▸ **TASK INSTRUCTIONS**: Write out all the lines again, precisely as they stand, but without the images.

_ _ _

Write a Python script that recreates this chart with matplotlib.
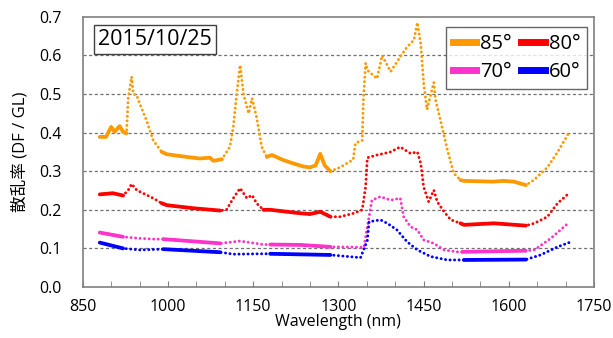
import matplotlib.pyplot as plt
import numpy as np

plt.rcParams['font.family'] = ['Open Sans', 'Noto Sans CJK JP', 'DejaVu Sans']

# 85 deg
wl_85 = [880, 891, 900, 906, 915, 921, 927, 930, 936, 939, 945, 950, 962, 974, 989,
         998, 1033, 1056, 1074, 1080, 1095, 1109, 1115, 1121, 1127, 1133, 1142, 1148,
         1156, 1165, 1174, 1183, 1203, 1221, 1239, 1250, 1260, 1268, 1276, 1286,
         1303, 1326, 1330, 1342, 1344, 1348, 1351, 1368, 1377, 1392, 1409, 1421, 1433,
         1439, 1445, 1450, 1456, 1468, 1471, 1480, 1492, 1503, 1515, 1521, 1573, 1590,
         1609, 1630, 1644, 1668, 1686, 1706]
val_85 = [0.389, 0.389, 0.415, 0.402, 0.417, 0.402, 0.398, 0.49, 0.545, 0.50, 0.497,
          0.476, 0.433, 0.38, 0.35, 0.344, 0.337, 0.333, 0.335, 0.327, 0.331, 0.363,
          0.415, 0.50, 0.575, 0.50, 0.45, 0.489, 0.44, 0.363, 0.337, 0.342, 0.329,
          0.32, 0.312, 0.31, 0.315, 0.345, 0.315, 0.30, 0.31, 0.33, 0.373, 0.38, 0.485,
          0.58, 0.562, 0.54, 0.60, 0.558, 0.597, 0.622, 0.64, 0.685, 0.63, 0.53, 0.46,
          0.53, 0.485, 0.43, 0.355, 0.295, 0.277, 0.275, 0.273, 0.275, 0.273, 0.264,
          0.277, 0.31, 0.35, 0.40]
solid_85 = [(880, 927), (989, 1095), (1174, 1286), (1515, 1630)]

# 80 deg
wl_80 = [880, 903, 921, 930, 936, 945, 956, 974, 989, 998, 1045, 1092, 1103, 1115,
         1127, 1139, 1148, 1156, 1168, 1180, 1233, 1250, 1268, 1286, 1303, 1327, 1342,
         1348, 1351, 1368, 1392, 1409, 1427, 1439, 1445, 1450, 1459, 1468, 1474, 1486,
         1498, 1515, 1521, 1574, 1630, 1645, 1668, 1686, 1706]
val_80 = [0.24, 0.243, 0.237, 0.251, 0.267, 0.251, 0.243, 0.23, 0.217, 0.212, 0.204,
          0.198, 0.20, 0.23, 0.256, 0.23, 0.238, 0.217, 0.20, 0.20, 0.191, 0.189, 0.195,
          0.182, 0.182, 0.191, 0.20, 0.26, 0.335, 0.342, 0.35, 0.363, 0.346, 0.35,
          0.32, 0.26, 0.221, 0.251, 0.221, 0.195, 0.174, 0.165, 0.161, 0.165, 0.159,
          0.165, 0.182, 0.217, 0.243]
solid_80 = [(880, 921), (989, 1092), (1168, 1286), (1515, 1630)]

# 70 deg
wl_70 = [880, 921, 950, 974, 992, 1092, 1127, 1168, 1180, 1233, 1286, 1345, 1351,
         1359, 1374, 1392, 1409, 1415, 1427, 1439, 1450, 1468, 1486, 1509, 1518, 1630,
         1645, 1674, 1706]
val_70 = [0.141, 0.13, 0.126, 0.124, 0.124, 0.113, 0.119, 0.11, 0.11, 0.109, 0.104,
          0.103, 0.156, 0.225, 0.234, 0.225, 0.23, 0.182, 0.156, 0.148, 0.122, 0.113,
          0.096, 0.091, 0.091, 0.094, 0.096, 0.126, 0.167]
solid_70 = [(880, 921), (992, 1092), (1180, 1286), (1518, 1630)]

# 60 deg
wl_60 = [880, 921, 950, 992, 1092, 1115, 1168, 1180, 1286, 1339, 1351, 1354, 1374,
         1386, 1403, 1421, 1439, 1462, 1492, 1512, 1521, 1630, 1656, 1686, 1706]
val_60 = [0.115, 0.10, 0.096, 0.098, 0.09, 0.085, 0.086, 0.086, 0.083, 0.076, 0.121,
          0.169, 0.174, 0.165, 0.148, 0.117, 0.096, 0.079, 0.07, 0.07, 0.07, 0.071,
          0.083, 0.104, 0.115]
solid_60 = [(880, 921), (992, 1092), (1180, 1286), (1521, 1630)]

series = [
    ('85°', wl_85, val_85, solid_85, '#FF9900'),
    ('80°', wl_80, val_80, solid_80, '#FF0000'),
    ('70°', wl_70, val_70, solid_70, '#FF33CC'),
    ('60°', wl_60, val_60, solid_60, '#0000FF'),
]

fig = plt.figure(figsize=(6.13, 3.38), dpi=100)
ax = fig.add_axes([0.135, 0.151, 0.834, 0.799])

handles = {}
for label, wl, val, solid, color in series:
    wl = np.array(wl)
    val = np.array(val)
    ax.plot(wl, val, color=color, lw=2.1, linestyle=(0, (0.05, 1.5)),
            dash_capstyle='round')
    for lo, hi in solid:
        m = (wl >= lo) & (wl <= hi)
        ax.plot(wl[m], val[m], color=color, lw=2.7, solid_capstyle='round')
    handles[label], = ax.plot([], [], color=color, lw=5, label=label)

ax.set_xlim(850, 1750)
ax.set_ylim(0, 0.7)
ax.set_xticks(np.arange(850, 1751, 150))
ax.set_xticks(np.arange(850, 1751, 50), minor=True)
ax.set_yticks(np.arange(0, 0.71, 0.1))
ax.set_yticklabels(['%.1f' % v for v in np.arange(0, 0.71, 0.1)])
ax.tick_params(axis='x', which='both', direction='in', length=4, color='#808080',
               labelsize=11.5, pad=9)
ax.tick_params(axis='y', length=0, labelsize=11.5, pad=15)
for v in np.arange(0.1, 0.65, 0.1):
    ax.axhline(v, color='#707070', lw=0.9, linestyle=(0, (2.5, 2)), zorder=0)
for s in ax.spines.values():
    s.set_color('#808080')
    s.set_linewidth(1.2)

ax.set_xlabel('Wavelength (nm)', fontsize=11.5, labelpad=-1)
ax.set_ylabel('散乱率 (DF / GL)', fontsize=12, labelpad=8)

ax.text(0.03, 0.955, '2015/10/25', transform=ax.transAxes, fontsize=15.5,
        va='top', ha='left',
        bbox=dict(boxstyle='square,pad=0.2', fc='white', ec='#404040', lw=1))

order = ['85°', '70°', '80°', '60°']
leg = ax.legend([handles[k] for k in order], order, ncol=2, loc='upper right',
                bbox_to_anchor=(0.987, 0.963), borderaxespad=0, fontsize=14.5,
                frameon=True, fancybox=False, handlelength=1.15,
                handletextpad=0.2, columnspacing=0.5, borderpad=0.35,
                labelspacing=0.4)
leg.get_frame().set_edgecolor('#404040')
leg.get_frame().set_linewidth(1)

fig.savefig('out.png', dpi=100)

_ _ _

▸ **EXERCISE RESULT**:
Write a Python script that recreates this chart with matplotlib.
import matplotlib.pyplot as plt
import numpy as np

plt.rcParams['font.family'] = ['Open Sans', 'Noto Sans CJK JP', 'DejaVu Sans']

# 85 deg
wl_85 = [880, 891, 900, 906, 915, 921, 927, 930, 936, 939, 945, 950, 962, 974, 989,
         998, 1033, 1056, 1074, 1080, 1095, 1109, 1115, 1121, 1127, 1133, 1142, 1148,
         1156, 1165, 1174, 1183, 1203, 1221, 1239, 1250, 1260, 1268, 1276, 1286,
         1303, 1326, 1330, 1342, 1344, 1348, 1351, 1368, 1377, 1392, 1409, 1421, 1433,
         1439, 1445, 1450, 1456, 1468, 1471, 1480, 1492, 1503, 1515, 1521, 1573, 1590,
         1609, 1630, 1644, 1668, 1686, 1706]
val_85 = [0.389, 0.389, 0.415, 0.402, 0.417, 0.402, 0.398, 0.49, 0.545, 0.50, 0.497,
          0.476, 0.433, 0.38, 0.35, 0.344, 0.337, 0.333, 0.335, 0.327, 0.331, 0.363,
          0.415, 0.50, 0.575, 0.50, 0.45, 0.489, 0.44, 0.363, 0.337, 0.342, 0.329,
          0.32, 0.312, 0.31, 0.315, 0.345, 0.315, 0.30, 0.31, 0.33, 0.373, 0.38, 0.485,
          0.58, 0.562, 0.54, 0.60, 0.558, 0.597, 0.622, 0.64, 0.685, 0.63, 0.53, 0.46,
          0.53, 0.485, 0.43, 0.355, 0.295, 0.277, 0.275, 0.273, 0.275, 0.273, 0.264,
          0.277, 0.31, 0.35, 0.40]
solid_85 = [(880, 927), (989, 1095), (1174, 1286), (1515, 1630)]

# 80 deg
wl_80 = [880, 903, 921, 930, 936, 945, 956, 974, 989, 998, 1045, 1092, 1103, 1115,
         1127, 1139, 1148, 1156, 1168, 1180, 1233, 1250, 1268, 1286, 1303, 1327, 1342,
         1348, 1351, 1368, 1392, 1409, 1427, 1439, 1445, 1450, 1459, 1468, 1474, 1486,
         1498, 1515, 1521, 1574, 1630, 1645, 1668, 1686, 1706]
val_80 = [0.24, 0.243, 0.237, 0.251, 0.267, 0.251, 0.243, 0.23, 0.217, 0.212, 0.204,
          0.198, 0.20, 0.23, 0.256, 0.23, 0.238, 0.217, 0.20, 0.20, 0.191, 0.189, 0.195,
          0.182, 0.182, 0.191, 0.20, 0.26, 0.335, 0.342, 0.35, 0.363, 0.346, 0.35,
          0.32, 0.26, 0.221, 0.251, 0.221, 0.195, 0.174, 0.165, 0.161, 0.165, 0.159,
          0.165, 0.182, 0.217, 0.243]
solid_80 = [(880, 921), (989, 1092), (1168, 1286), (1515, 1630)]

# 70 deg
wl_70 = [880, 921, 950, 974, 992, 1092, 1127, 1168, 1180, 1233, 1286, 1345, 1351,
         1359, 1374, 1392, 1409, 1415, 1427, 1439, 1450, 1468, 1486, 1509, 1518, 1630,
         1645, 1674, 1706]
val_70 = [0.141, 0.13, 0.126, 0.124, 0.124, 0.113, 0.119, 0.11, 0.11, 0.109, 0.104,
          0.103, 0.156, 0.225, 0.234, 0.225, 0.23, 0.182, 0.156, 0.148, 0.122, 0.113,
          0.096, 0.091, 0.091, 0.094, 0.096, 0.126, 0.167]
solid_70 = [(880, 921), (992, 1092), (1180, 1286), (1518, 1630)]

# 60 deg
wl_60 = [880, 921, 950, 992, 1092, 1115, 1168, 1180, 1286, 1339, 1351, 1354, 1374,
         1386, 1403, 1421, 1439, 1462, 1492, 1512, 1521, 1630, 1656, 1686, 1706]
val_60 = [0.115, 0.10, 0.096, 0.098, 0.09, 0.085, 0.086, 0.086, 0.083, 0.076, 0.121,
          0.169, 0.174, 0.165, 0.148, 0.117, 0.096, 0.079, 0.07, 0.07, 0.07, 0.071,
          0.083, 0.104, 0.115]
solid_60 = [(880, 921), (992, 1092), (1180, 1286), (1521, 1630)]

series = [
    ('85°', wl_85, val_85, solid_85, '#FF9900'),
    ('80°', wl_80, val_80, solid_80, '#FF0000'),
    ('70°', wl_70, val_70, solid_70, '#FF33CC'),
    ('60°', wl_60, val_60, solid_60, '#0000FF'),
]

fig = plt.figure(figsize=(6.13, 3.38), dpi=100)
ax = fig.add_axes([0.135, 0.151, 0.834, 0.799])

handles = {}
for label, wl, val, solid, color in series:
    wl = np.array(wl)
    val = np.array(val)
    ax.plot(wl, val, color=color, lw=2.1, linestyle=(0, (0.05, 1.5)),
            dash_capstyle='round')
    for lo, hi in solid:
        m = (wl >= lo) & (wl <= hi)
        ax.plot(wl[m], val[m], color=color, lw=2.7, solid_capstyle='round')
    handles[label], = ax.plot([], [], color=color, lw=5, label=label)

ax.set_xlim(850, 1750)
ax.set_ylim(0, 0.7)
ax.set_xticks(np.arange(850, 1751, 150))
ax.set_xticks(np.arange(850, 1751, 50), minor=True)
ax.set_yticks(np.arange(0, 0.71, 0.1))
ax.set_yticklabels(['%.1f' % v for v in np.arange(0, 0.71, 0.1)])
ax.tick_params(axis='x', which='both', direction='in', length=4, color='#808080',
               labelsize=11.5, pad=9)
ax.tick_params(axis='y', length=0, labelsize=11.5, pad=15)
for v in np.arange(0.1, 0.65, 0.1):
    ax.axhline(v, color='#707070', lw=0.9, linestyle=(0, (2.5, 2)), zorder=0)
for s in ax.spines.values():
    s.set_color('#808080')
    s.set_linewidth(1.2)

ax.set_xlabel('Wavelength (nm)', fontsize=11.5, labelpad=-1)
ax.set_ylabel('散乱率 (DF / GL)', fontsize=12, labelpad=8)

ax.text(0.03, 0.955, '2015/10/25', transform=ax.transAxes, fontsize=15.5,
        va='top', ha='left',
        bbox=dict(boxstyle='square,pad=0.2', fc='white', ec='#404040', lw=1))

order = ['85°', '70°', '80°', '60°']
leg = ax.legend([handles[k] for k in order], order, ncol=2, loc='upper right',
                bbox_to_anchor=(0.987, 0.963), borderaxespad=0, fontsize=14.5,
                frameon=True, fancybox=False, handlelength=1.15,
                handletextpad=0.2, columnspacing=0.5, borderpad=0.35,
                labelspacing=0.4)
leg.get_frame().set_edgecolor('#404040')
leg.get_frame().set_linewidth(1)

fig.savefig('out.png', dpi=100)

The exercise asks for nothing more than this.